GIVEN EXERCISE:
Only the lines from the top of the listing below to the line that has "import plotly.graph_objects as go" should be echoed, with both ends kept and pictures left out.

....

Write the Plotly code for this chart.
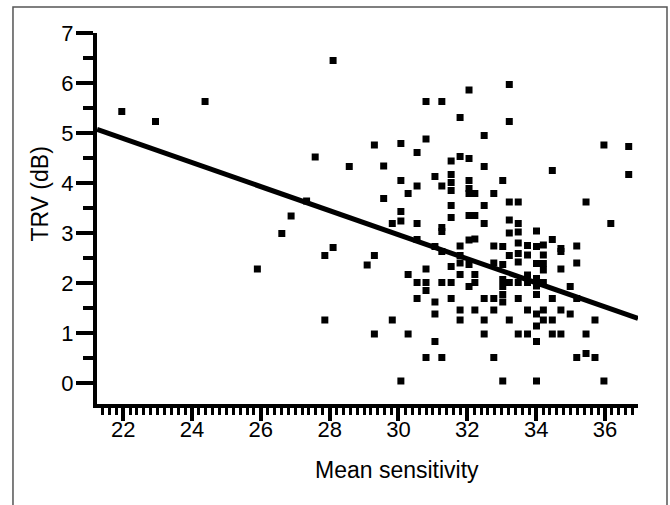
import plotly.graph_objects as go

# Mean sensitivity (x) and TRV in dB (y)
mean_sensitivity = [
    21.96, 22.94, 24.38, 28.10, 27.58, 27.33, 26.88, 26.61, 28.10, 25.90,
    27.86, 27.86, 29.30, 28.57, 29.30, 29.09, 29.30,
    32.05, 33.22, 30.80, 31.26, 31.79, 33.22, 32.49, 30.80, 30.07, 30.54,
    29.57, 31.53, 31.79, 32.05, 32.49, 30.07, 30.54, 31.06, 31.53, 31.53,
    31.26, 31.53, 32.05, 32.05, 32.05, 32.22, 33.03, 32.77, 29.57, 30.28,
    31.53, 32.49, 33.22, 30.07, 30.07, 29.82, 30.54, 31.53, 32.05, 32.22,
    32.49, 33.22, 31.26, 31.26, 33.22, 30.54, 31.06, 31.79, 32.05, 32.22,
    32.77, 33.03, 33.48, 33.48, 33.48, 33.48, 33.75, 34.01, 34.01, 34.21,
    34.47, 34.47, 34.72, 35.18, 35.45, 35.97, 36.17, 36.69, 36.69,
    31.26, 31.79, 33.22, 30.80, 30.28, 31.53, 31.79, 32.05, 31.79, 32.22,
    32.77, 33.03, 30.54, 30.80, 30.80, 31.26, 31.53, 32.22, 32.05, 33.03,
    33.03, 33.03, 33.03, 30.54, 31.06, 31.53, 32.49, 32.77, 31.06, 31.79,
    32.22, 32.77, 29.82, 31.79, 32.49, 33.22, 30.28, 32.49, 31.06, 30.80,
    31.26, 32.77, 30.07, 33.03,
    34.21, 33.48, 33.48, 33.75, 34.01, 34.21, 34.21, 34.72, 34.72, 35.18,
    33.75, 33.22, 33.48, 33.75, 34.01, 34.01, 34.21, 34.99, 35.18, 33.48,
    34.01, 34.47, 33.75, 34.01, 34.21, 34.72, 34.99, 34.01, 34.21, 34.47,
    35.71, 33.48, 33.75, 34.47, 34.72, 35.45, 34.01, 35.18, 35.45, 35.71,
    34.01, 35.97,
]
trv_db = [
    5.43, 5.23, 5.63, 6.45, 4.52, 3.64, 3.34, 2.99, 2.71, 2.28,
    2.55, 1.26, 4.76, 4.33, 2.55, 2.36, 0.98,
    5.86, 5.97, 5.63, 5.63, 5.31, 5.23, 4.95, 4.88, 4.79, 4.61,
    4.34, 4.44, 4.53, 4.49, 4.33, 4.05, 3.94, 4.13, 4.17, 4.01,
    3.94, 3.85, 4.05, 3.89, 3.79, 3.79, 4.05, 3.79, 3.69, 3.79,
    3.55, 3.55, 3.62, 3.43, 3.24, 3.19, 3.19, 3.31, 3.35, 3.35,
    3.19, 3.26, 3.11, 3.03, 3.00, 2.87, 2.73, 2.74, 2.86, 2.88,
    2.74, 2.73, 3.19, 3.02, 2.80, 3.62, 2.75, 3.04, 2.73, 2.76,
    2.87, 4.25, 2.69, 2.74, 3.62, 4.76, 3.19, 4.73, 4.17,
    2.63, 2.55, 2.55, 2.28, 2.17, 2.33, 2.40, 2.37, 2.17, 2.17,
    2.40, 2.37, 2.01, 2.01, 1.85, 2.01, 2.01, 2.01, 1.93, 2.07,
    1.93, 1.77, 1.62, 1.69, 1.62, 1.69, 1.69, 1.69, 1.38, 1.46,
    1.46, 1.46, 1.26, 1.26, 1.26, 1.26, 0.98, 0.98, 0.83, 0.51,
    0.51, 0.51, 0.04, 0.04,
    2.56, 2.59, 2.42, 2.56, 2.39, 2.39, 2.26, 2.63, 2.28, 2.40,
    2.16, 2.01, 2.01, 2.01, 2.09, 1.94, 2.01, 1.93, 1.69, 1.69,
    1.77, 1.69, 1.46, 1.38, 1.46, 1.46, 1.38, 1.14, 1.26, 1.26,
    1.26, 0.98, 0.98, 0.98, 0.98, 0.98, 0.83, 0.51, 0.59, 0.51,
    0.04, 0.04,
]

# regression line parameters
fit_intercept = 10.18
fit_slope = -0.2405

x_range = [21.24, 36.96]
y_range = [-0.42, 7.0]

x_tickvals = [22, 24, 26, 28, 30, 32, 34, 36]
y_tickvals = [0, 1, 2, 3, 4, 5, 6, 7]

x_title = "Mean sensitivity"
y_title = "TRV (dB)"

FONT = "Liberation Sans, Arial, sans-serif"

fit_x = x_range
fit_y = [fit_intercept + fit_slope * v for v in fit_x]

fig = go.Figure()
fig.add_trace(go.Scatter(
    x=fit_x, y=fit_y, mode="lines",
    line=dict(color="black", width=5),
    hoverinfo="skip", showlegend=False, cliponaxis=False,
))
fig.add_trace(go.Scatter(
    x=mean_sensitivity, y=trv_db, mode="markers",
    marker=dict(symbol="square", size=7, color="black", line=dict(width=0)),
    showlegend=False, cliponaxis=False,
))

fig.update_layout(
    width=670, height=505,
    margin=dict(l=97, r=32, t=33, b=101),
    paper_bgcolor="white", plot_bgcolor="white",
    font=dict(family=FONT, size=22, color="black"),
    xaxis=dict(
        range=x_range, showgrid=False, zeroline=False,
        showline=True, linewidth=4, linecolor="black",
        tickmode="array", tickvals=x_tickvals,
        ticks="outside", ticklen=13, tickwidth=4, tickcolor="black",
        ticklabelstandoff=-10,
        tickfont=dict(family=FONT, size=22, color="black"),
        minor=dict(dtick=0.2, tick0=0, ticks="outside", ticklen=7,
                   tickwidth=3, tickcolor="black", showgrid=False),
    ),
    yaxis=dict(
        range=y_range, showgrid=False, zeroline=False,
        showline=True, linewidth=4, linecolor="black",
        tickmode="array", tickvals=y_tickvals,
        ticks="outside", ticklen=17, tickwidth=4, tickcolor="black",
        ticklabelstandoff=-2,
        tickfont=dict(family=FONT, size=22, color="black"),
        minor=dict(dtick=0.5, tick0=0, ticks="outside", ticklen=10,
                   tickwidth=4, tickcolor="black", showgrid=False),
    ),
    annotations=[
        dict(text=x_title, xref="paper", yref="paper", x=0.5545, y=-0.178,
             xanchor="center", yanchor="middle", showarrow=False,
             font=dict(family=FONT, size=23, color="black")),
        dict(text=y_title, xref="paper", yref="paper", x=-0.1054, y=0.567,
             xanchor="center", yanchor="middle", showarrow=False, textangle=-90,
             font=dict(family=FONT, size=23, color="black")),
    ],
    shapes=[
        dict(type="rect", xref="paper", yref="paper",
             x0=-0.1553, x1=1.0536, y0=-0.32, y1=1.0701,
             line=dict(color="#555555", width=1.5), layer="below"),
        dict(type="line", xref="paper", yref="y",
             x0=-0.022, x1=-0.006, y0=-0.5, y1=-0.5,
             line=dict(color="black", width=4)),
    ],
)

fig.write_html(
    "out.html",
    config={"displayModeBar": False},
    post_script="document.body.style.margin='0';document.body.style.overflow='hidden';",
)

....

ANSWER FOR THE TASK:
Write the Plotly code for this chart.
import plotly.graph_objects as go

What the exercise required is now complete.